Neural tomography architecture.

The figure above shows the neural tomography architecture. The model consisting of k fully-connected hidden layers, where each hidden layer contains γ neurons. Here, γ is the estimated number of links in the network: a precise estimate improves model accuracy; however, a conservative overestimate often suffices, though tight estimates would require lesser amounts of training data. At the input layer, the node pair, say v₁ and v₂, is mapped to an n-dimensional “two-hot” vector v₀ (n is the total number of nodes). Next, as in typical fully connected neural networks, v₀ᵀ is multiplied by an n×γ matrix M₁ and then added by a bias vector b₁. The resulting v₀ᵀM₁+b₁ᵀ is passed to hidden layer 1 and taken as input by an activation function, i.e., hidden layer 1 outputs σ(v₀ᵀM₁+b₁ᵀ). Each of the following-up hidden layers has the same activation function σ(·) and operates by the same way. Finally, vₖᵀ generated by hidden layer k is multiplied by a γ×1 weight vector m, i.e., vₖm, as the final path performance metric between the input node pair v₁ and v₂ at the output layer (only one neuron and no activation function or bias in the final output layer). In essence, each hidden layer essentially captures the probability of a link appearing on the path between v₁ and v₂ (often referred to as the stochastic routing matrix). The use of multiple hidden layers attempts to refine the probability of each link appearing on a particular path between v₁ and v₂. The network essentially learns to mimic this stochastic learning matrix for both additive and non-additive metrics using sigmoid as the choice of activation function.

The figure below shows the estimation of effectiveness of neural tomography on both additive and non-additive performance metrics as measured on AS3257 topology. Neural tomography has the ability to accurately learn/predict end-to-end performance metrics from about 30% raw end-to-end measurements. It produces significantly better match to ground truth measures when compared with NMF (Non-Negative Matrix Factorization) and NeuMF (Neural Matrix Factorization).

Estimation of effectiveness of neural tomography on both additive and non-additive performance metrics as measured on AS3257 topology.

Further, Neural Tomography can be used to learn the topology by setting the performance metric to the minimum number of hops. While it is more challenging to predict the one hop (immediate) neighbors of a given node with low false negative rate, hops counts of size three of higher could be determined with fairly low false positive and false negative rates of under 10%. The topology inference errors in other state of art techniques (such as NMF and NeuMF) were very poor, often resulting in greater than 50% error rates for both false positives and negatives.

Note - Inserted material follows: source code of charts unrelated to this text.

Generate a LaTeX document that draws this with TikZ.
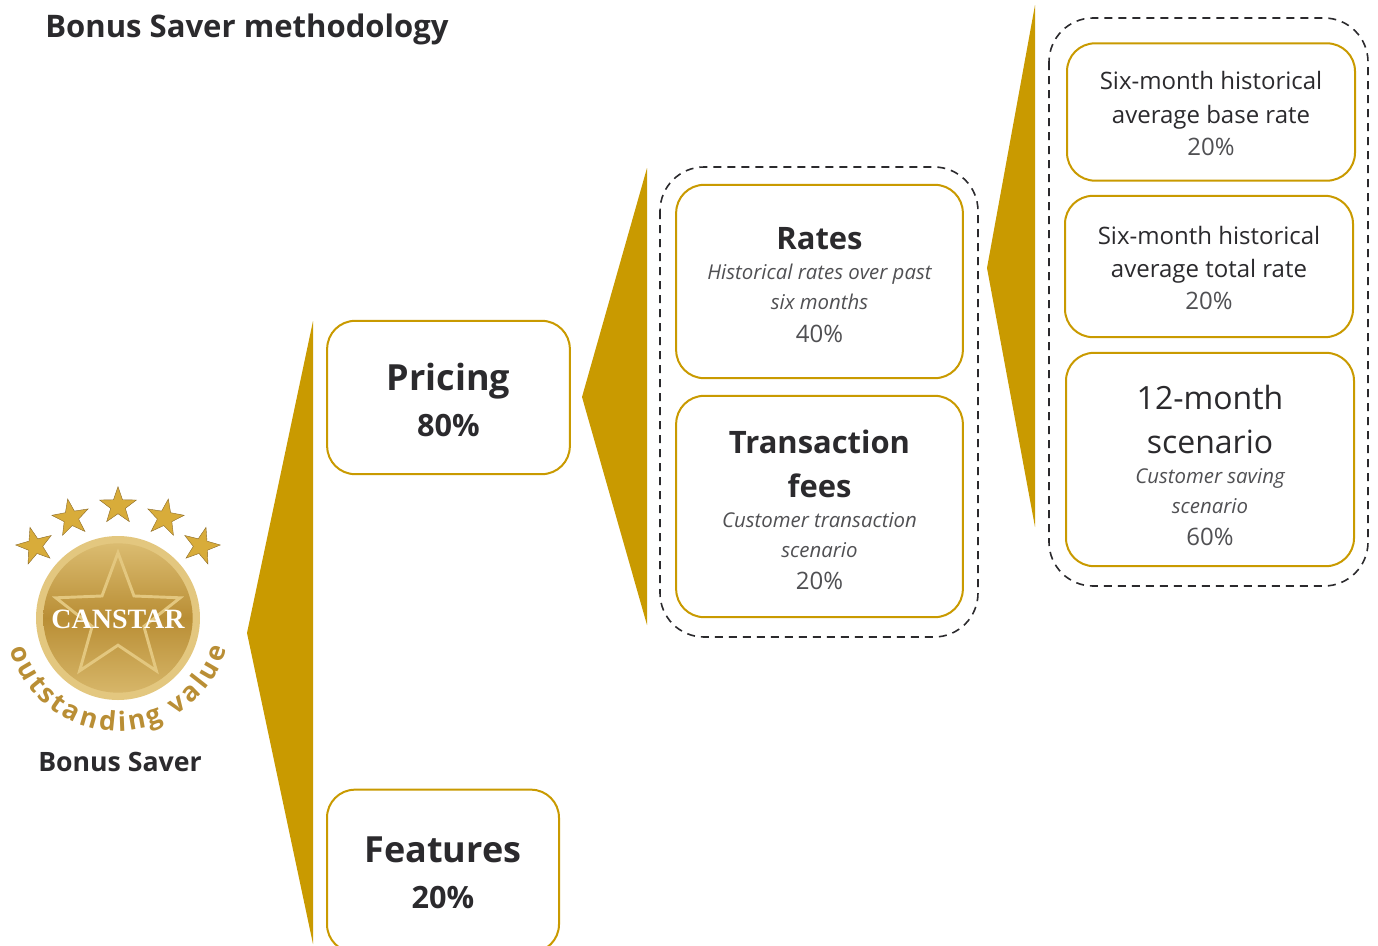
\documentclass[tikz,border=0pt]{standalone}
\usepackage{fontspec}
\setmainfont{Open Sans}
\newfontfamily\logofont{Liberation Serif}
\usetikzlibrary{shapes.geometric,decorations.text}
\definecolor{gold}{HTML}{C99A00}
\definecolor{ink}{HTML}{2B2A2D}
\definecolor{pale}{HTML}{505053}
\definecolor{medal}{HTML}{B98E35}
\definecolor{medallight}{HTML}{E3C77F}
\definecolor{stargold}{HTML}{D8AC3A}
\newcommand{\px}[1]{\fontsize{#1}{0}\selectfont}
\newcommand{\row}[1]{\rule[-7pt]{0pt}{#1pt}}
\newcommand{\headline}[2][23.2]{\color{ink}\upshape\bfseries\px{#1}#2}
\newcommand{\share}[1]{\color{ink}\upshape\bfseries\px{23}#1}
\newcommand{\plainline}[2][18]{\color{ink}\mdseries\upshape\px{#1}#2}
\newcommand{\note}[1]{\color{pale}\mdseries\itshape\px{15.3}#1}
\newcommand{\weight}[1]{\color{pale}\mdseries\upshape\px{18}#1}
\newcommand{\tightrows}{\lineskip=0pt\relax\lineskiplimit=0pt\relax}
\tikzset{
  card/.style={draw=gold,line width=1.5pt,rounded corners=21pt,fill=white,align=center,inner sep=0pt,font=\tightrows},
  group/.style={draw=ink,line width=1.2pt,dash pattern=on 6pt off 4.5pt,rounded corners=33pt},
  wedge/.style={fill=gold,draw=none},
  topstar/.style={star,star points=5,star point ratio=2.5,inner sep=0pt,minimum size=29pt,fill=stargold,draw=medal!75!black,line width=.3pt},
  x=.75pt,y=-.75pt
}
\begin{document}
\begin{tikzpicture}
\clip (0,0) rectangle (1378,946);
\node[anchor=west,text=ink,inner sep=0pt] (title) at (45,29) {\bfseries\px{23.3}Bonus Saver methodology};

% medal
\foreach \n/\sx/\sy/\tilt in {a/35/546/15,b/71/518/10,c/118/506/0,d/165/518/-10,e/201/546/-15}
  \node[topstar,shape border rotate=\tilt] (star\n) at (\sx,\sy) {};
\node[circle,minimum size=123pt,inner sep=0pt,fill=medallight] (ring) at (118,618) {};
\node[circle,minimum size=112pt,inner sep=0pt,top color=medallight!80!medal,bottom color=medallight!70!medal,middle color=medal] (disc) at (118,618) {};
\node[star,star points=5,star point ratio=2.4,minimum size=98pt,inner sep=0pt,draw=medallight,line width=2.2pt] (bigstar) at (118,618) {};
\node[text=white] (canstar) at (118,619) {\logofont\bfseries\px{21}CANSTAR};
\path[decorate,decoration={text along path,text align=fit to path,
  text={|\bfseries\px{20}\color{medal}|outstanding value}}]
  (9.4,649.1) arc[start angle=164,end angle=16,radius=113];
\node[text=ink] (saver) at (120,762) {\bfseries\px{20}Bonus Saver};

% wedges
\fill[wedge] (313,321) -- (247,633) -- (313,944) -- cycle;
\fill[wedge] (647,168) -- (582,397) -- (647,625) -- cycle;
\fill[wedge] (1035,5) -- (987,268) -- (1035,527) -- cycle;

% groups
\draw[group] (660,167) rectangle (978,637);
\draw[group] (1049,18) rectangle (1368,586);

% first level
\node[card,minimum width=182pt,minimum height=115pt] (pricing) at (448.5,397.5)
  {\row{38.7}\headline[27]{Pricing}\\ \row{34.5}\share{80\%}};
\node[card,minimum width=174pt,minimum height=122pt] (features) at (443,871)
  {\row{35}\headline[27]{Features}\\ \row{34.5}\share{20\%}};

% second level
\node[card,minimum width=215pt,minimum height=145pt] (rates) at (819.5,281.5)
  {\row{35.7}\headline{Rates}\\ \row{23}\note{Historical rates over past}\\ \row{22}\note{six months}\\ \row{25}\weight{40\%}};
\node[card,minimum width=215pt,minimum height=166pt] (fees) at (819.5,506.5)
  {\row{36.5}\headline{Transaction}\\ \row{33}\headline{fees}\\ \row{22.5}\note{Customer transaction}\\ \row{22.5}\note{scenario}\\ \row{24.5}\weight{20\%}};

% third level
\node[card,minimum width=216pt,minimum height=103pt] (base) at (1211,112)
  {\row{29.7}\plainline{Six-month historical}\\ \row{25}\plainline{average base rate}\\ \row{24}\weight{20\%}};
\node[card,minimum width=216pt,minimum height=106pt] (total) at (1209,266.5)
  {\row{29}\plainline{Six-month historical}\\ \row{24.75}\plainline{average total rate}\\ \row{24}\weight{20\%}};
\node[card,minimum width=216pt,minimum height=160pt] (saving) at (1210,459.5)
  {\row{41}\plainline[24]{12-month}\\ \row{33}\plainline[24]{scenario}\\ \row{22.5}\note{Customer saving}\\ \row{22.5}\note{scenario}\\ \row{24.5}\weight{60\%}};
\end{tikzpicture}
\end{document}
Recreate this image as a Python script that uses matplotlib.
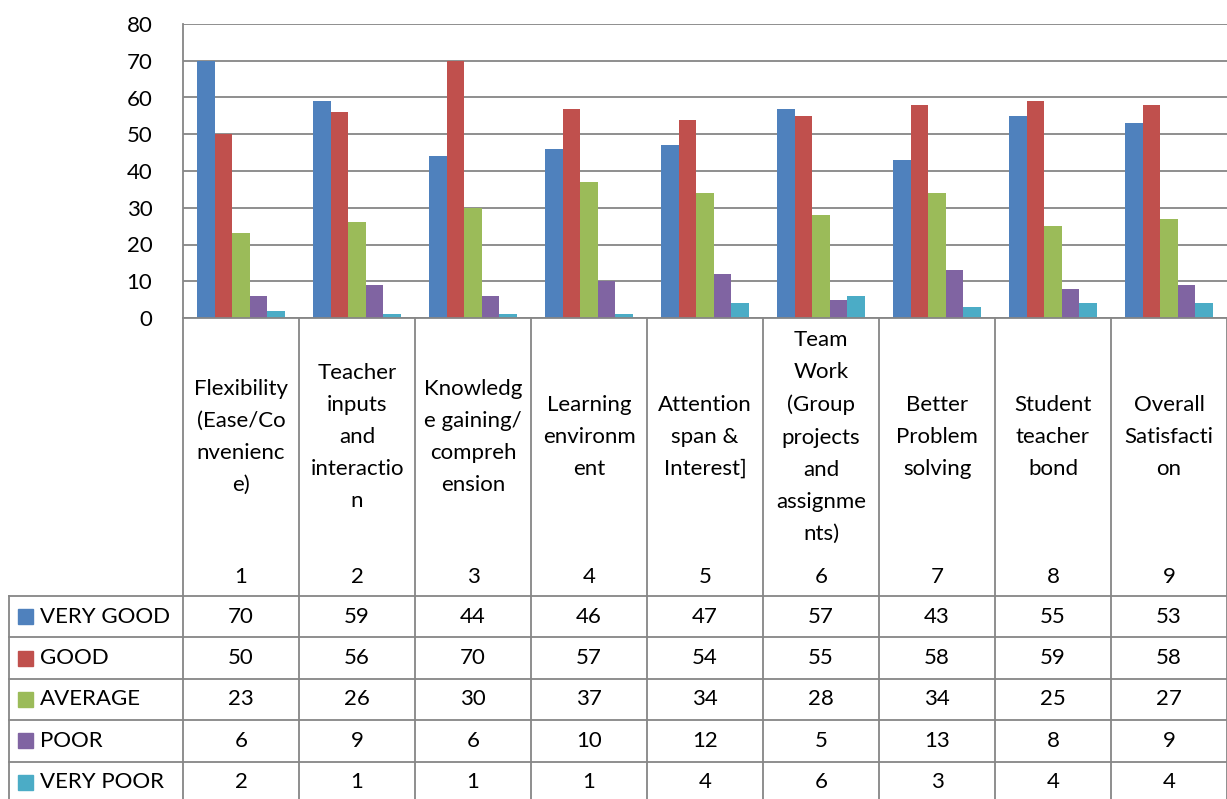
import numpy as np
import matplotlib.pyplot as plt
from matplotlib.patches import Rectangle

plt.rcParams['font.family'] = ['Lato', 'DejaVu Sans']

# data
categories = ['Flexibility\n(Ease/Co\nnvenienc\ne)',
              'Teacher\ninputs\nand\ninteractio\nn',
              'Knowledg\ne gaining/\ncompreh\nension',
              'Learning\nenvironm\nent',
              'Attention\nspan &\nInterest]',
              'Team\nWork\n(Group\nprojects\nand\nassignme\nnts)',
              'Better\nProblem\nsolving',
              'Student\nteacher\nbond',
              'Overall\nSatisfacti\non']
numbers = ['1', '2', '3', '4', '5', '6', '7', '8', '9']
series_names = ['VERY GOOD', 'GOOD', 'AVERAGE', 'POOR', 'VERY POOR']
very_good = [70, 59, 44, 46, 47, 57, 43, 55, 53]
good = [50, 56, 70, 57, 54, 55, 58, 59, 58]
average = [23, 26, 30, 37, 34, 28, 34, 25, 27]
poor = [6, 9, 6, 10, 12, 5, 13, 8, 9]
very_poor = [2, 1, 1, 1, 4, 6, 3, 4, 4]
colors = ['#4F81BD', '#C0504D', '#9BBB59', '#8064A2', '#4BACC6']

series = [very_good, good, average, poor, very_poor]
grid_c = '#868686'
W, H = 1227, 799
fs = 16

fig = plt.figure(figsize=(W / 100, H / 100), dpi=100)

# chart area
ax = fig.add_axes([183 / W, 1 - 318 / H, (W - 183) / W, (318 - 24) / H])
x = np.arange(len(categories))
bw = 0.152
for j, vals in enumerate(series):
    ax.bar(x + (j - 2) * bw, vals, width=bw, color=colors[j], zorder=3)

ax.set_xlim(-0.5, 8.5)
ax.set_ylim(0, 80)
ax.set_yticks(np.arange(0, 81, 10))
ax.yaxis.grid(True, color=grid_c, lw=1.3, zorder=0)
ax.tick_params(axis='y', length=0, labelsize=fs, pad=22)
ax.set_xticks([])
for s in ['right', 'top', 'bottom']:
    ax.spines[s].set_visible(False)
ax.spines['left'].set_color(grid_c)
ax.spines['left'].set_linewidth(1.3)

# data table below (y in pixels from the top)
tb = fig.add_axes([0, 0, 1, (H - 318) / H])
tb.set_xlim(-0.5 - 183 / 116, 8.5)
tb.set_ylim(H, 318)
tb.axis('off')

x_left = -0.5 - 174 / 116
row_top = 596
row_h = 41.4
lc = dict(color=grid_c, lw=1.3, clip_on=False)

tb.plot([-0.5, 8.5], [318, 318], **lc)
for k in range(10):
    tb.plot([-0.5 + k, -0.5 + k], [318, H], **lc)
tb.plot([x_left, x_left], [row_top, H], **lc)
for r in range(5):
    yy = row_top + r * row_h
    tb.plot([x_left, 8.5], [yy, yy], **lc)

for i in range(len(categories)):
    tb.text(i, 437, categories[i], ha='center', va='center', fontsize=fs,
            linespacing=1.76, multialignment='center')
    tb.text(i, 577, numbers[i], ha='center', va='center', fontsize=fs)

for r, name in enumerate(series_names):
    yc = row_top + (r + 0.5) * row_h
    tb.add_patch(Rectangle((x_left + 9 / 116, yc - 7.5), 15 / 116, 15,
                           color=colors[r], clip_on=False))
    tb.text(x_left + 31 / 116, yc, name, ha='left', va='center', fontsize=fs)
    for i, v in enumerate(series[r]):
        tb.text(i, yc, str(v), ha='center', va='center', fontsize=fs)

fig.savefig('out.png', dpi=100)
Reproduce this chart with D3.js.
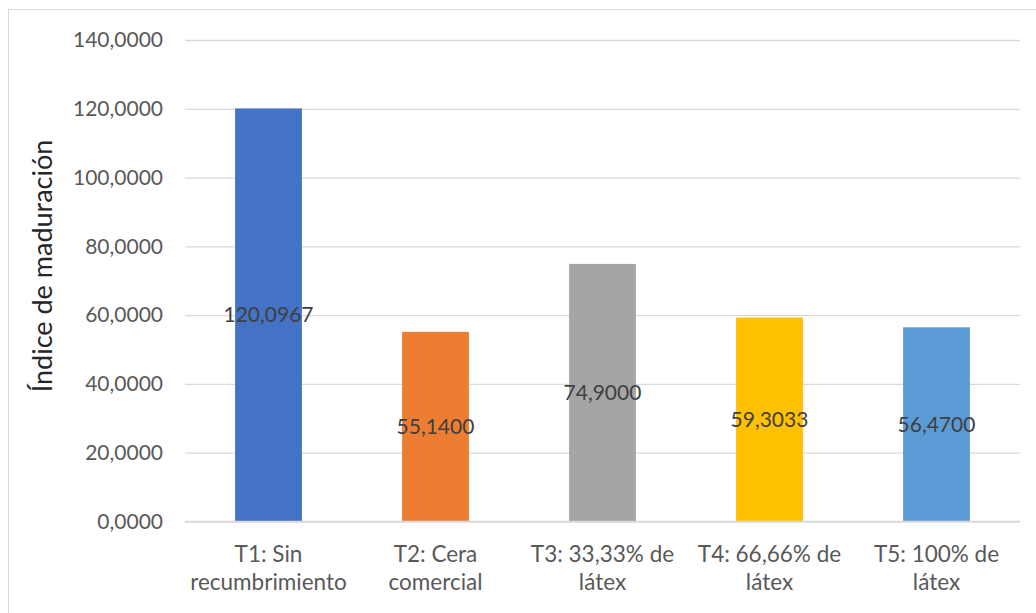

In conclusion, Neural Network Tomography can significantly contribute to improving edge computing by applying AI to predict network characteristics and reconstruct network topologies with significantly higher accuracy and robustness using only limited measurement data. With only end-to-end path performance metrics of sampled node pairs, Neural Tomography can predict the unmeasured performance metrics and be employed to reconstruct the original network topology. With more visibility into accurate topology, in the ambulance use case, we are able to guide the ambulance along the best route that will offer the best network coverage and performance, such as, the best network slice, ensuring the best care for the patient en-route as well timely arrival at the destination.